Now here's where the opportunity part comes in. A 50mm tile will happily accommodate two standard infantry bases waving arms and big guns around as much as they like.

Doesn't sound like much. Sounds pretty bloody obvious actually. Banal even. But two models on the same square? Think about the possibilities that adds for maybe playing guardsmen in the game. Guardsmen just don't work very well in space hulk with any ruleset which tries to reflect how very not-terminators they are. Trust me on this, I've written enough home brew to know that SH is very well engineered game, but also very tightly engineered. The average kill distance of a storm bolter on overwatch is built into the balance of the maps. So is the limited number of marines. Swamping the board with too many underpowered models just bogs things down. The guardsmen block each other all the time and they don't have the guns for the point men to be effective anyway.

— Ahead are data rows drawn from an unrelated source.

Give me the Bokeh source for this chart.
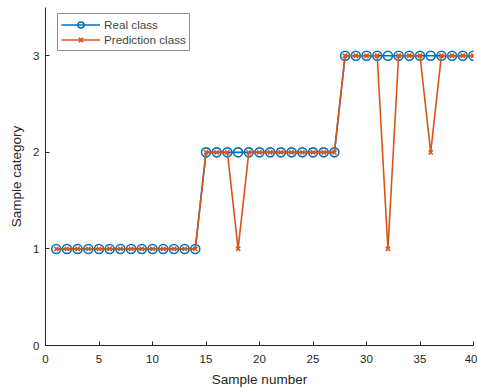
from bokeh.plotting import figure
from bokeh.models import Range1d, FixedTicker
from bokeh.embed import file_html
from bokeh.resources import INLINE

samples = list(range(1, 41))
real_class = [1]*14 + [2]*13 + [3]*13
pred_class = [1]*14 + [2, 2, 2, 1, 2, 2, 2, 2, 2, 2, 2, 2, 2] + [3, 3, 3, 3, 1, 3, 3, 3, 2, 3, 3, 3, 3]
x_ticks = [0, 5, 10, 15, 20, 25, 30, 35, 40]
y_ticks = [0, 1, 2, 3]

blue = "#0072BD"
orange = "#D95319"
font = "Liberation Sans"

p = figure(frame_width=428, frame_height=338, output_backend="svg", toolbar_location=None,
           x_range=Range1d(0, 40), y_range=Range1d(0, 3.5),
           min_border_left=45, min_border_right=4, min_border_top=7, min_border_bottom=36)
p.outline_line_color = None
p.xgrid.visible = False
p.ygrid.visible = False

p.line(samples, real_class, line_color=blue, line_width=1.6, legend_label="Real class")
p.scatter(samples, real_class, marker="circle", size=9, fill_color=None,
          line_color=blue, line_width=1.6, legend_label="Real class")
p.line(samples, pred_class, line_color=orange, line_width=1.6, legend_label="Prediction class")
p.scatter(samples, pred_class, marker="x", size=6, line_color=orange,
          line_width=1.6, legend_label="Prediction class")

for ax in (p.xaxis, p.yaxis):
    ax.major_tick_in = 4
    ax.major_tick_out = 0
    ax.minor_tick_line_color = None
    ax.axis_line_color = "#262626"
    ax.major_tick_line_color = "#262626"
    ax.major_label_text_font = font
    ax.major_label_text_font_size = "11.5px"
    ax.major_label_text_color = "#262626"
    ax.axis_label_text_font = font
    ax.axis_label_text_font_size = "13.5px"
    ax.axis_label_text_font_style = "normal"
    ax.axis_label_text_color = "#262626"

p.xaxis.ticker = FixedTicker(ticks=x_ticks)
p.yaxis.ticker = FixedTicker(ticks=y_ticks)
p.xaxis.axis_label = "Sample number"
p.yaxis.axis_label = "Sample category"
p.xaxis.major_label_standoff = 9
p.yaxis.major_label_standoff = 6
p.xaxis.axis_label_standoff = 6
p.yaxis.axis_label_standoff = 6

p.legend.location = (12, 294)
p.legend.border_line_color = "#262626"
p.legend.border_line_width = 1
p.legend.background_fill_alpha = 1
p.legend.label_text_font = font
p.legend.label_text_font_size = "11.7px"
p.legend.label_height = 15
p.legend.glyph_height = 15
p.legend.glyph_width = 39
p.legend.spacing = 0
p.legend.padding = 3
p.legend.margin = 0
p.legend.label_standoff = 4

open("out.html", "w").write(file_html(p, INLINE))
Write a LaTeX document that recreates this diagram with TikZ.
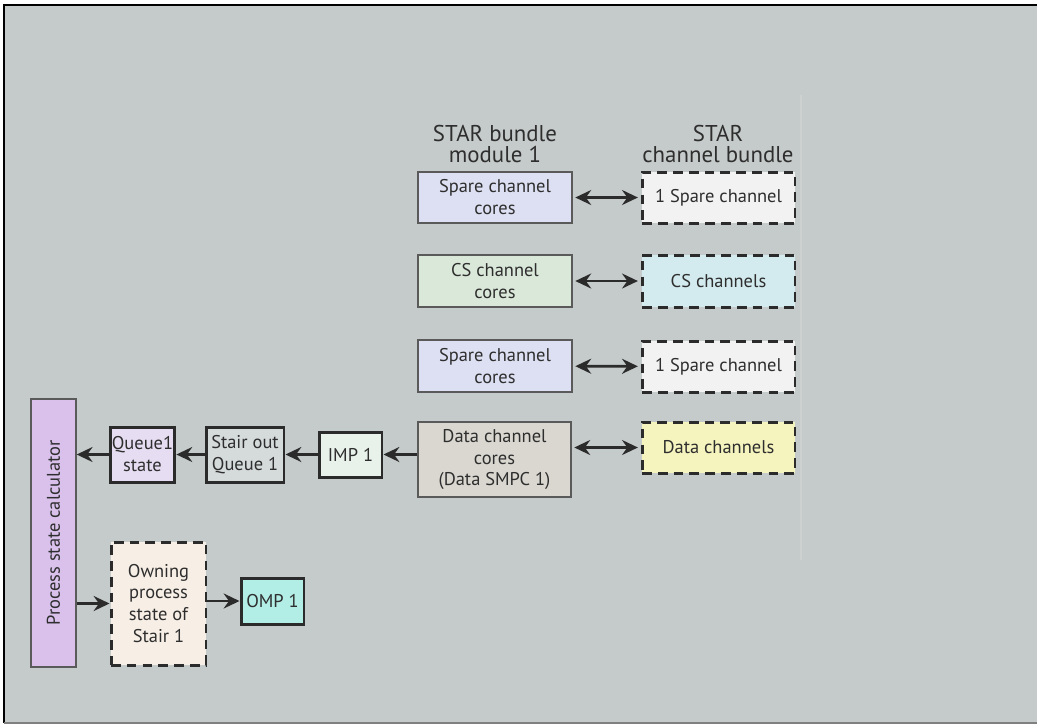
\documentclass[tikz,border=0pt]{standalone}
\usepackage{fontspec}
\setmainfont{PT Sans}
\usetikzlibrary{arrows.meta}

\definecolor{panelbg}{HTML}{C5CBCA}
\definecolor{faintline}{HTML}{CDD2D1}
\definecolor{boxgray}{HTML}{5A5A5A}
\definecolor{boxdark}{HTML}{2B2B2B}
\definecolor{txtgray}{HTML}{2E2E2E}
\definecolor{spareblue}{HTML}{DDE0F2}
\definecolor{csgreen}{HTML}{DAE8D9}
\definecolor{datataupe}{HTML}{DAD7D0}
\definecolor{sparewhite}{HTML}{F2F2F2}
\definecolor{cscyan}{HTML}{D3EAEE}
\definecolor{datayellow}{HTML}{F5F3BE}
\definecolor{calcviolet}{HTML}{D9C1EC}
\definecolor{queuelilac}{HTML}{E6DDF2}
\definecolor{stairgray}{HTML}{D5DADB}
\definecolor{impmint}{HTML}{E8F2EA}
\definecolor{owncream}{HTML}{F7EFE6}
\definecolor{ompaqua}{HTML}{B2EDE6}

\begin{document}
\begin{tikzpicture}[x=0.02cm,y=-0.02cm,
    thinbox/.style={draw=boxgray,line width=0.8pt,align=center,text=txtgray,
      inner sep=1pt,font=\fontsize{10.5}{12.5}\selectfont},
    thickbox/.style={thinbox,draw=boxdark,line width=1.7pt},
    dashbox/.style={thickbox,dash pattern=on 5.5pt off 3.5pt},
    heading/.style={align=center,text=txtgray,font=\fontsize{13}{12.5}\selectfont},
    arr/.style={-{Stealth[length=9pt,width=8.5pt,inset=3pt]},line width=1.5pt,draw=boxdark},
    dblarr/.style={arr,{Stealth[length=9pt,width=8.5pt,inset=3pt]}-{Stealth[length=9pt,width=8.5pt,inset=3pt]},
      shorten <=1.5pt,shorten >=1.5pt}
  ]
  \useasboundingbox (0,0) rectangle (1037,725);
  % panel
  \fill[panelbg] (4,5) rectangle (1037,723);
  \draw[line width=1.5pt] (4,723) -- (4,5) -- (1037,5);
  \draw[gray,line width=0.8pt] (4,723) -- (1037,723);
  \draw[faintline,line width=0.6pt] (801,95) -- (801,560);

  % column headings
  \node[heading] (hmod) at (495,144) {STAR bundle\\module 1};
  \node[heading] (hbun) at (718,144) {STAR\\channel bundle};

  % bundle module cores
  \node[thinbox,fill=spareblue,minimum width=3.08cm,minimum height=1.02cm] (spc1) at (495,197.5) {Spare channel\\cores};
  \node[thinbox,fill=csgreen,minimum width=3.08cm,minimum height=1.04cm] (csc) at (495,281) {CS channel\\cores};
  \node[thinbox,fill=spareblue,minimum width=3.08cm,minimum height=1.04cm] (spc2) at (495,366) {Spare channel\\cores};
  \node[thinbox,fill=datataupe,minimum width=3.06cm,minimum height=1.5cm] (dcc) at (494.5,459.5) {Data channel\\cores\\(Data SMPC 1)};

  % channel bundle
  \node[dashbox,fill=sparewhite,minimum width=3.06cm,minimum height=1.02cm] (spch1) at (718.5,197.5) {1 Spare channel};
  \node[dashbox,fill=cscyan,minimum width=3.06cm,minimum height=1.04cm] (csch) at (718.5,281) {CS channels};
  \node[dashbox,fill=sparewhite,minimum width=3.06cm,minimum height=1.02cm] (spch2) at (718.5,366.5) {1 Spare channel};
  \node[dashbox,fill=datayellow,minimum width=3.06cm,minimum height=1.02cm] (dch) at (718.5,447.5) {Data channels};

  % process chain
  \node[thinbox,fill=calcviolet,rotate=90,minimum width=5.36cm,minimum height=0.9cm] (psc) at (53.5,533) {Process state calculator};
  \node[thickbox,fill=queuelilac,minimum width=1.26cm,minimum height=1.1cm] (q1) at (142.5,454.5) {Queue1\\state};
  \node[thickbox,fill=stairgray,minimum width=1.56cm,minimum height=1.1cm] (soq) at (245,454.5) {Stair out\\Queue 1};
  \node[thickbox,fill=impmint,minimum width=1.26cm,minimum height=0.9cm] (imp) at (350.5,454.5) {IMP 1};
  \node[dashbox,fill=owncream,minimum width=1.9cm,minimum height=2.46cm] (own) at (158.5,603.5) {Owning\\process\\state of\\Stair 1};
  \node[thickbox,fill=ompaqua,minimum width=1.26cm,minimum height=0.92cm] (omp) at (272.5,601) {OMP 1};

  % connectors
  \draw[dblarr] (spc1) -- (spch1);
  \draw[dblarr] (csc) -- (csch);
  \draw[dblarr] (spc2) -- (spch2);
  \draw[dblarr] (dcc.east |- dch) -- (dch);
  \draw[arr] (dcc.west |- imp) -- (imp);
  \draw[arr] (imp) -- (soq);
  \draw[arr] (soq) -- (q1);
  \draw[arr] (q1) -- (q1 -| psc.south);
  \draw[arr] (psc.south |- own) -- (own);
  \draw[arr] (own.east |- omp) -- (omp);
\end{tikzpicture}
\end{document}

But if I was to say let two guardsmen occupy a tile then not only can we avoid blocking problems, we can also double up on firepower at the point. Cinematically (the best justification for any games designer imho) I can totally see lines of guards down the corridor wall, bringing a heavy weapon up from the rear. I can see two guards staring at the crossroads ahead down their gunsights. Maybe they're back to back on overwatch. A lot of things to think about there from a games designer point of view.

And that leads me onto thinking about other things I can do with smaller bases in a big base world. Remember the ventilation shaft missions from WD around SHv2? Remember the collapsed corridor from Warhammer Quest?

What if I could do something like this, a section which only smaller bases could move through:

From another 3D head...
Possibility from limitation. I'm feeling better about this project again, now I just have to tear down the current prototypes and build up some 50mm ones.